CIGAR: Concurrent and Interleaving Goal and Activity Recognition

In artificial intelligence and pervasive computing research, inferring users' high-level goals from activity sequences is an important task. A major challenge in goal recognition is that users often pursue several high-level goals in a concurrent and interleaving manner, where the pursuit of goals may spread over different parts of an activity sequence and may be pursued in parallel. Existing approaches to recognizing multiple goals often formulate this problem either as a single-goal recognition problem or in a deterministic way, ignoring uncertainty. In this paper, we propose CIGAR (Concurrent and Interleaving Goal and Activity Recognition) - a novel and simple two-level probabilistic framework for multiple-goal recognition where we can recognize both concurrent and interleaving goals.

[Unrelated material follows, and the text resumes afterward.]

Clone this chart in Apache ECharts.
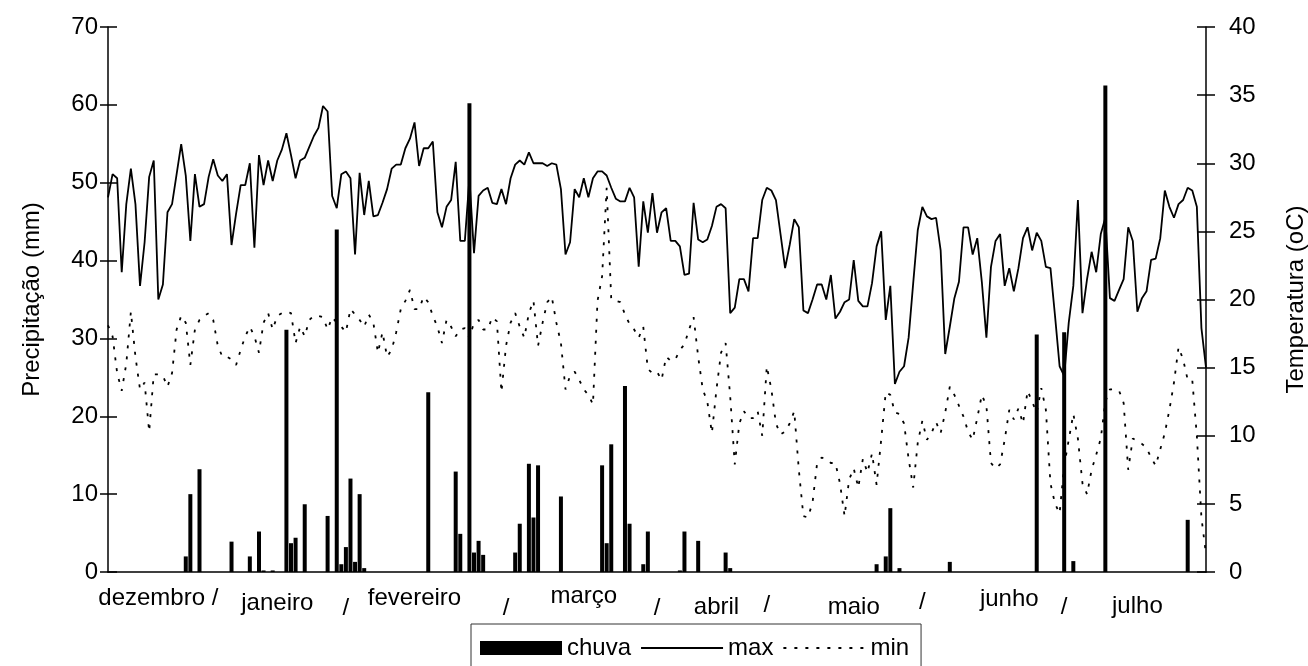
<!DOCTYPE html>
<html><head><meta charset="utf-8">
<script src="https://cdn.jsdelivr.net/npm/echarts@6/dist/echarts.min.js"></script>
<style>html,body{margin:0;padding:0;background:#fff}#c{width:1308px;height:666px}</style>
</head><body><div id="c"></div>
<script>
// daily maximum temperature (oC)
const tmax = [27.5,29.2,28.9,22.0,27.0,29.6,27.0,21.0,24.2,29.0,
30.2,20.0,21.1,26.4,27.0,29.2,31.4,29.1,24.3,29.2,
26.8,27.0,29.0,30.3,29.1,28.7,29.2,24.0,26.3,28.4,
28.4,30.0,23.8,30.6,28.4,30.2,28.7,30.2,31.0,32.2,
30.6,28.9,30.2,30.4,31.2,32.0,32.6,34.2,33.8,27.6,
26.7,29.2,29.4,28.9,23.3,29.3,26.2,28.7,26.1,26.2,
27.1,28.1,29.6,29.9,29.9,31.1,31.8,33.0,29.8,31.1,
31.1,31.6,26.4,25.3,26.8,27.3,30.1,24.3,24.3,28.9,
23.4,27.6,
28.0,28.2,27.1,27.0,28.1,27.0,28.9,29.9,30.2,29.9,
30.8,30.0,30.0,30.0,29.8,30.0,29.9,28.1,23.3,24.2,
28.1,27.5,28.9,27.5,28.9,29.4,29.4,29.1,28.2,27.4,
27.2,27.2,28.2,27.5,22.4,27.2,24.9,27.8,24.9,26.4,
26.7,
24.3,24.3,23.9,21.8,21.9,27.1,24.4,24.2,24.4,25.4,
26.8,27.0,26.7,19.0,19.4,21.5,21.5,20.6,24.5,24.5,
27.3,28.2,28.0,27.3,24.8,22.3,24.0,25.9,25.3,19.2,
19.0,20.0,21.1,21.1,20.0,21.8,18.6,19.1,19.8,20.0,
22.9,
19.9,19.5,19.5,21.2,23.9,25.0,18.5,21.0,13.8,14.7,
15.1,17.2,21.2,25.1,26.8,26.1,25.9,26.0,23.6,16.0,
18.0,20.1,21.3,25.3,25.3,23.3,24.5,21.3,17.2,22.4,
24.3,24.8,21.0,22.3,20.6,22.3,24.5,25.3,23.6,24.9,
24.3,22.4,22.3,18.8,15.1,14.4,18.3,21.0,27.3,19.0,
21.5,23.5,22.0,24.8,26.0,20.1,19.9,20.7,21.5,25.3,
24.3,19.1,20.1,20.6,22.9,23.0,24.5,28.0,26.8,26.0,
27.0,27.3,28.2,28.0,26.8,17.9,15.0];

// daily minimum temperature (oC)
const tmin = [18.1,17.3,14.6,13.3,15.3,19.1,15.8,13.4,13.9,10.3,
14.5,14.5,14.4,13.6,14.6,17.8,18.8,18.3,15.2,17.8,
18.5,18.8,19.0,18.5,16.6,15.8,15.8,15.6,15.2,16.3,
17.3,18.0,17.3,16.1,18.3,19.0,17.8,18.8,19.0,19.1,
19.0,16.8,18.0,17.3,18.5,18.8,18.8,18.7,17.8,18.7,
18.3,18.0,17.6,19.3,18.9,18.5,18.0,18.9,18.3,16.1,
17.6,15.8,16.3,17.6,19.3,19.9,20.7,19.3,19.3,20.2,
19.8,18.8,18.0,16.8,18.5,18.0,17.3,17.8,17.9,17.2,
18.3,18.5,
17.8,17.8,18.7,18.4,13.2,16.6,18.3,19.0,18.0,17.2,
19.0,19.9,16.6,18.3,19.8,20.2,18.3,16.8,13.4,14.4,
14.7,14.1,13.4,13.0,12.3,19.9,21.7,28.2,20.0,19.9,
19.8,18.9,18.2,17.8,17.2,18.0,14.9,14.6,14.7,14.1,
15.8,
15.5,15.6,16.3,16.7,17.8,18.7,15.8,13.4,12.5,10.2,
13.4,16.1,16.8,12.9,7.9,10.9,11.8,11.3,11.3,11.8,
10.0,15.1,13.4,10.9,10.1,10.3,10.9,11.8,7.5,4.1,
4.0,5.1,8.0,8.4,8.3,8.0,8.0,6.5,4.1,6.8,
7.6,
6.2,8.3,7.3,8.7,6.4,9.7,13.2,13.0,11.7,11.6,
10.9,8.3,6.2,9.5,11.1,9.7,10.2,11.0,10.2,11.7,
13.6,13.0,12.2,11.4,10.3,9.7,11.3,13.0,12.2,8.0,
7.6,7.9,9.7,11.9,11.2,12.0,10.9,13.3,12.5,11.7,
13.5,11.9,6.5,5.0,4.3,7.8,9.7,11.6,9.8,6.5,
5.7,7.5,8.6,9.8,12.5,13.4,13.4,13.3,12.4,7.5,
9.8,9.6,9.4,9.1,8.4,7.8,9.0,10.2,11.9,13.9,
16.5,15.6,14.1,14.1,10.0,4.0,1.3];

// rain (mm): day index and amount
const rainDay = [17,18,20,27,31,33,34,36,39,40,41,43,48,50,51,52,53,54,55,56,
70,76,77,79,80,81,82,89,90,92,93,94,99,108,109,110,113,114,117,118,
125,126,129,135,136,168,170,171,173,184,203,209,211,218,236];
const rainMm = [2.0,10.0,13.2,3.9,2.0,5.2,0.2,0.2,31.1,3.7,4.4,8.7,7.2,44.0,1.0,3.2,12.0,1.3,10.0,0.5,
23.1,12.9,4.9,60.2,2.5,4.0,2.2,2.5,6.2,13.9,7.0,13.7,9.7,13.7,3.7,16.4,23.9,6.2,1.0,5.2,
0.2,5.2,4.0,2.5,0.5,1.0,2.0,8.2,0.5,1.3,30.5,30.8,1.4,62.5,6.7];

// x-axis labels (day index where each text sits)
const monthLabelDay = [11, 37, 52, 67, 87, 104, 120, 133, 144, 163, 178, 197, 209, 225];
const monthLabelText = ['dezembro /', 'janeiro', '/', 'fevereiro', '/', 'março', '/', 'abril', '/', 'maio', '/', 'junho', '/', 'julho'];

// ---- build ----
const N = tmax.length;
const days = Array.from({length: N}, (_, i) => String(i + 1));
const rain = new Array(N).fill(null);
rainDay.forEach((d, k) => { rain[d] = rainMm[k]; });

const FONT = 'Liberation Sans, Arial, sans-serif';
const black = '#000';

// vertical drop (px) of each x label, style only
const labelDrop = [2, 7, 12, 2, 12, 0, 12, 11, 9, 11, 6, 3, 11, 10];
const rich = {};
labelDrop.forEach((p, k) => {
  rich['l' + k] = {fontSize: 24, color: black, fontFamily: FONT, padding: [p, 0, 0, 0]};
});

const chart = echarts.init(document.getElementById('c'), null, {renderer: 'canvas'});
chart.setOption({
  animation: false,
  backgroundColor: '#fff',
  textStyle: {fontFamily: FONT, color: black},
  grid: {left: 108, right: 102, top: 27, bottom: 94, containLabel: false, outerBoundsMode: 'none'},
  legend: {
    left: 471, top: 624,
    itemWidth: 82, itemHeight: 14, itemGap: 9,
    padding: [12, 12, 40, 9],
    borderColor: '#333', borderWidth: 1,
    selectedMode: false,
    textStyle: {fontSize: 24, color: black, fontFamily: FONT, lineHeight: 24},
    data: [
      {name: 'chuva', icon: 'rect'},
      {name: 'max', itemStyle: {opacity: 0}},
      {name: 'min', itemStyle: {opacity: 0}}
    ]
  },
  xAxis: {
    type: 'category', data: days, boundaryGap: false,
    axisLine: {lineStyle: {color: black, width: 1.5}},
    axisTick: {show: false},
    splitLine: {show: false},
    axisLabel: {
      interval: (i) => monthLabelDay.indexOf(i) >= 0,
      margin: 12,
      fontSize: 24, color: black, fontFamily: FONT,
      formatter: (v, i) => {
        const k = monthLabelDay.indexOf(i);
        return k >= 0 ? '{l' + k + '|' + monthLabelText[k] + '}' : '';
      },
      rich: rich
    }
  },
  yAxis: [
    {
      type: 'value', min: 0, max: 70, interval: 10, position: 'left',
      name: 'Precipitação (mm)', nameLocation: 'middle', nameGap: 64, nameRotate: 90,
      nameTextStyle: {fontSize: 24, color: black, fontFamily: FONT},
      axisLine: {show: true, lineStyle: {color: black, width: 1.5}},
      axisTick: {show: true, length: 8, lineStyle: {color: black, width: 1.5}},
      axisLabel: {fontSize: 24, color: black, fontFamily: FONT, margin: 10},
      splitLine: {show: false}
    },
    {
      type: 'value', min: 0, max: 40, interval: 5, position: 'right',
      name: 'Temperatura (oC)', nameLocation: 'middle', nameGap: 78, nameRotate: 90,
      nameTextStyle: {fontSize: 24, color: black, fontFamily: FONT},
      axisLine: {show: true, lineStyle: {color: black, width: 1.5}},
      axisTick: {show: true, length: 9, lineStyle: {color: black, width: 1.5}},
      axisLabel: {fontSize: 24, color: black, fontFamily: FONT, margin: 23},
      splitLine: {show: false}
    },
    {
      type: 'value', min: 0, max: 70, interval: 10, position: 'left',
      axisLine: {show: false},
      axisTick: {show: true, inside: true, length: 9, lineStyle: {color: black, width: 1.5}},
      axisLabel: {show: false}, splitLine: {show: false}
    },
    {
      type: 'value', min: 0, max: 40, interval: 5, position: 'right',
      axisLine: {show: false},
      axisTick: {show: true, inside: true, length: 9, lineStyle: {color: black, width: 1.5}},
      axisLabel: {show: false}, splitLine: {show: false}
    }
  ],
  series: [
    {name: 'chuva', type: 'bar', yAxisIndex: 0, data: rain, barWidth: 4,
     itemStyle: {color: black}},
    {name: 'max', type: 'line', yAxisIndex: 1, data: tmax, symbol: 'none',
     lineStyle: {color: black, width: 1.8}, itemStyle: {color: black}},
    {name: 'min', type: 'line', yAxisIndex: 1, data: tmin, symbol: 'none',
     lineStyle: {color: black, width: 1.8, type: [3, 8]}, itemStyle: {color: black}}
  ]
});
</script>
</body></html>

We use skip-chain conditional random fields (SCCRF) for modeling interleaving goals and we model concurrent goals by adjusting inferred probabilities through a correlation graph, which is a major advantage in that we are able to reason about goal interactions explicitly through the correlation graph. The two-level framework also avoids the high training complexity when modeling concurrency and interleaving together in a unified CRF model. Experimental results show that our method can effectively improve recognition accuracies on several real-world datasets collected from various wireless and sensor networks.